Jesselyn Radack, left, speaks with Raymond McGovern, Coleen Rowley and Thomas Drake in Moscow last year after a meeting with Edward Snowden. Alexander Zemlianichenko/AP
Federal officials are closing in on a person they suspect gave The Intercept classified documents about a terrorist-tracking database, Michael Isikoff of Yahoo! News reported Monday.
The leaked documents show a large number of the million or so people in the database aren’t actually affiliated with terrorist groups, The Intercept reported in August.
Citing unnamed “law enforcement and intelligence sources,” Isikoff reported FBI agents recently raided the home of the suspected source, believed to be a federal contractor, and prosecutors have launched a criminal investigation.
But Jesselyn Radack, a whistleblower attorney who represents Edward Snowden - a close associate of The Intercept co-founder Glenn Greenwald - says Isikoff’s sources should face a leak probe themselves.
[FLASHBACK: Greenwald Suggests There's a Second NSA Leaker]
“By all means the government should investigate these leaks to Isikoff,” Radack tells U.S. News. “[Isikoff’s] article is an object lesson on the Obama administration's double-standard on leaks. It criminally pursues those who expose its incompetence, ineptitude or illegalities, but leaks like a sieve when it serves their own interests.”
Isikoff wrote his sources told him the leak investigation has ”generated concerns among some within the U.S. intelligence community that top Justice Department officials — stung by criticism that they have been overzealous in pursuing leak cases — may now be more reluctant to bring criminal charges involving unauthorized disclosures to the news media.”
Radack, a former Justice Department ethics adviser now working as national security and human rights director at the Government Accountability Project, says these sources are “clearly trying to intimidate this and other whistleblowers by leaking their investigations anonymously to the press.” And in doing so, she says, they are breaking the rules.
“The Justice Department has ethics rules about unfair pretrial publicity and in this article the government seeks to impugn someone who has not even been charged,” she says.
The Department of Justice did not respond to a request for comment.
Though the criminal investigation is newly confirmed, many people suspected the existence of a fresh whistleblower - someone other than Snowden - immediately after The Intercept’s August report. One of the documents the publication reproduced displayed data compiled in August 2013 - months after Snowden lost access to secret documents.

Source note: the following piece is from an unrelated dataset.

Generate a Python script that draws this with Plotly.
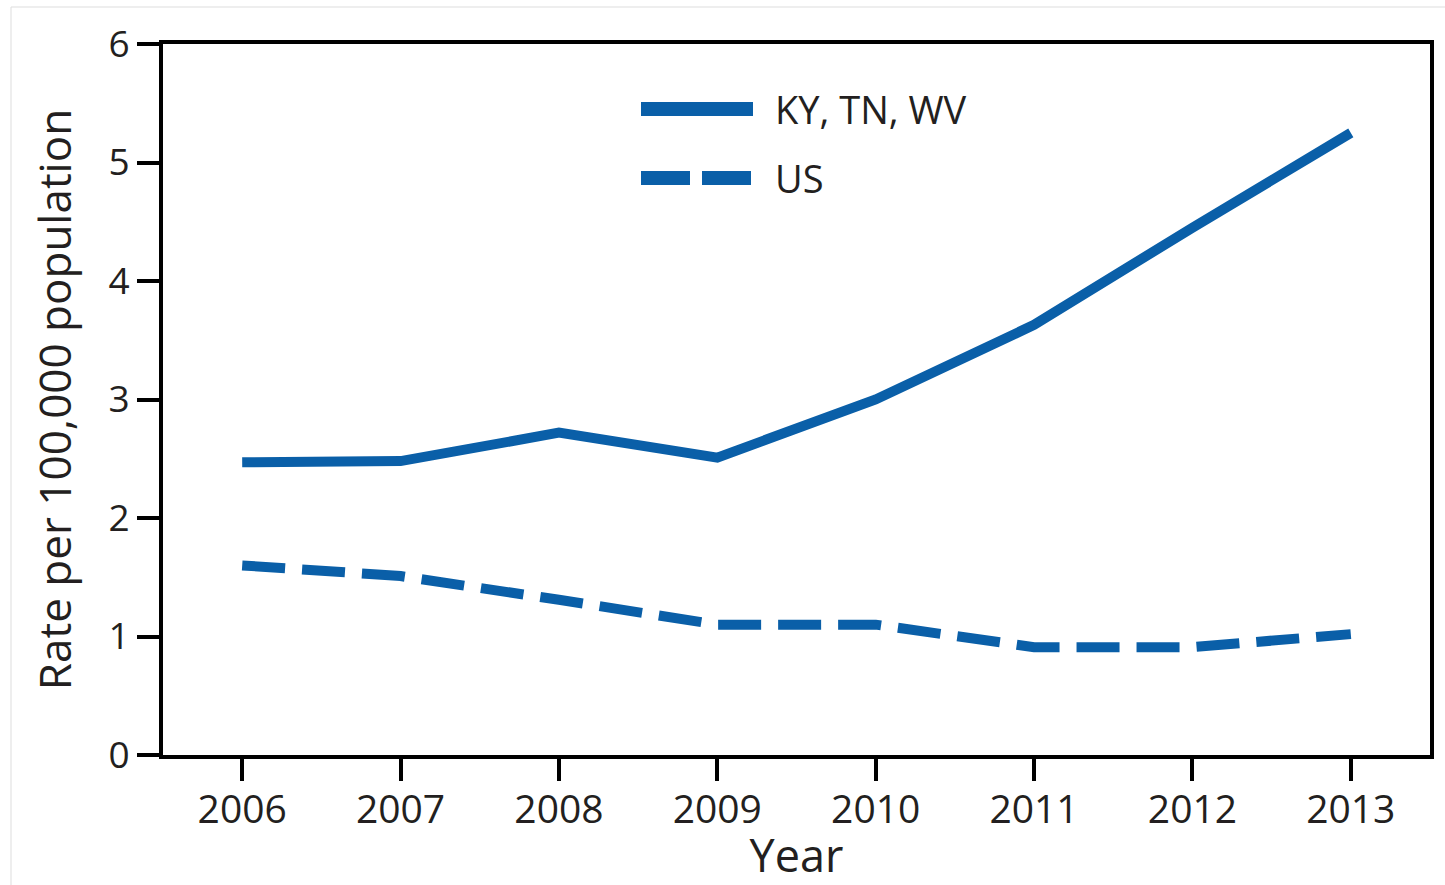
import plotly.graph_objects as go

years = [2006, 2007, 2008, 2009, 2010, 2011, 2012, 2013]
ky_tn_wv = [2.47, 2.48, 2.72, 2.51, 3.00, 3.63, 4.45, 5.25]
us = [1.60, 1.51, 1.31, 1.10, 1.10, 0.91, 0.91, 1.02]
series_names = ["KY, TN, WV", "US"]
y_ticks = [0, 1, 2, 3, 4, 5, 6]

BLUE = "#0a5fa8"
TXT = "#231f20"
FONT = "Open Sans"

fig = go.Figure()
fig.add_trace(go.Scatter(x=years, y=ky_tn_wv, mode="lines", name=series_names[0],
                         line=dict(color=BLUE, width=10), showlegend=False))
fig.add_trace(go.Scatter(x=years, y=us, mode="lines", name=series_names[1],
                         line=dict(color=BLUE, width=10, dash="43px,17px"), showlegend=False))

# plot area: x 163..1430, y 44..755
W, H = 1445, 885
L, R, T, B = 163, 1430, 44, 755
pw, ph = R - L, B - T
def px(x):
    return (x - L) / pw
def py(y):
    return (B - y) / ph

shapes = [
    dict(type="line", xref="paper", yref="paper", x0=px(641), x1=px(753), y0=py(109), y1=py(109),
         line=dict(color=BLUE, width=14)),
    dict(type="line", xref="paper", yref="paper", x0=px(641), x1=px(751), y0=py(178), y1=py(178),
         line=dict(color=BLUE, width=14, dash="49px,12px")),
    dict(type="rect", xref="paper", yref="paper", x0=px(11), x1=px(1450), y0=py(7), y1=py(900),
         line=dict(color="#dddddd", width=1), layer="below"),
]
annotations = [
    dict(xref="paper", yref="paper", x=px(773), y=py(109), text=series_names[0], showarrow=False,
         xanchor="left", yanchor="middle", font=dict(family=FONT, size=38, color=TXT)),
    dict(xref="paper", yref="paper", x=px(773), y=py(178), text=series_names[1], showarrow=False,
         xanchor="left", yanchor="middle", font=dict(family=FONT, size=38, color=TXT)),
]

fig.update_layout(
    width=W, height=H,
    margin=dict(l=L, r=W - R, t=T, b=H - B),
    paper_bgcolor="white", plot_bgcolor="white",
    font=dict(family=FONT, color=TXT),
    shapes=shapes, annotations=annotations,
    showlegend=False,
)
fig.update_xaxes(
    range=[2005.5, 2013.5], tickmode="array", tickvals=years, ticktext=[str(y) for y in years],
    showgrid=False, zeroline=False, showline=True, linecolor="black", linewidth=4, mirror=True,
    ticks="outside", ticklen=22, tickwidth=4, tickcolor="black",
    tickfont=dict(family=FONT, size=39, color=TXT), ticklabelstandoff=-5,
    title=dict(text="Year", font=dict(family=FONT, size=45, color=TXT), standoff=4),
)
fig.update_yaxes(
    range=[0, 6], tickmode="array", tickvals=y_ticks,
    showgrid=False, zeroline=False, showline=True, linecolor="black", linewidth=4, mirror=True,
    ticks="outside", ticklen=22, tickwidth=4, tickcolor="black",
    tickfont=dict(family=FONT, size=37, color=TXT),
    title=dict(text="Rate per 100,000 population", font=dict(family=FONT, size=44, color=TXT), standoff=24),
)

fig.write_html("out.html", config={"displayModeBar": False},
               post_script="document.body.style.margin='0';document.body.style.padding='0';")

Jeremy Scahill, a co-author of The Intercept’s report, described the source as an “extremely principled and brave whistleblower” in a Thursday interview with Democracy Now! Filmmaker Laura Poitras’ newly released documentary “Citizenfour” includes a scene with Greenwald discussing the new whistleblower with Snowden, who is in exile in Russia.
The Obama administration, using the Espionage Act of 1917, has famously prosecuted more people suspected of leaking sensitive government information to the news media than all previous administrations combined. Isikoff reports that the Justice Department, however, has not filed charges against suspects in new leak probes since Sept. 2013, after receiving bad press for labeling a reporter a suspected criminal conspirator and seizing Associated Press phone records.
In the September 2013 case, a former FBI agent facing child pornography charges pleaded guilty to tipping off the AP about a scuttled bomb plot, the exposure of which contradicted Obama administration claims there was no credible terror plot on the first anniversary of Osama bin Laden’s death. CIA Director John Brennan, homeland security adviser at the time, made an arguably more damaging disclosure, telling TV pundits - one of whom repeated the detail - that a Western agent had infiltrated al-Qaida’s Yemen affiliate. Brennan and the TV pundit, former Bush-era national security adviser Richard Clarke, did not face charges.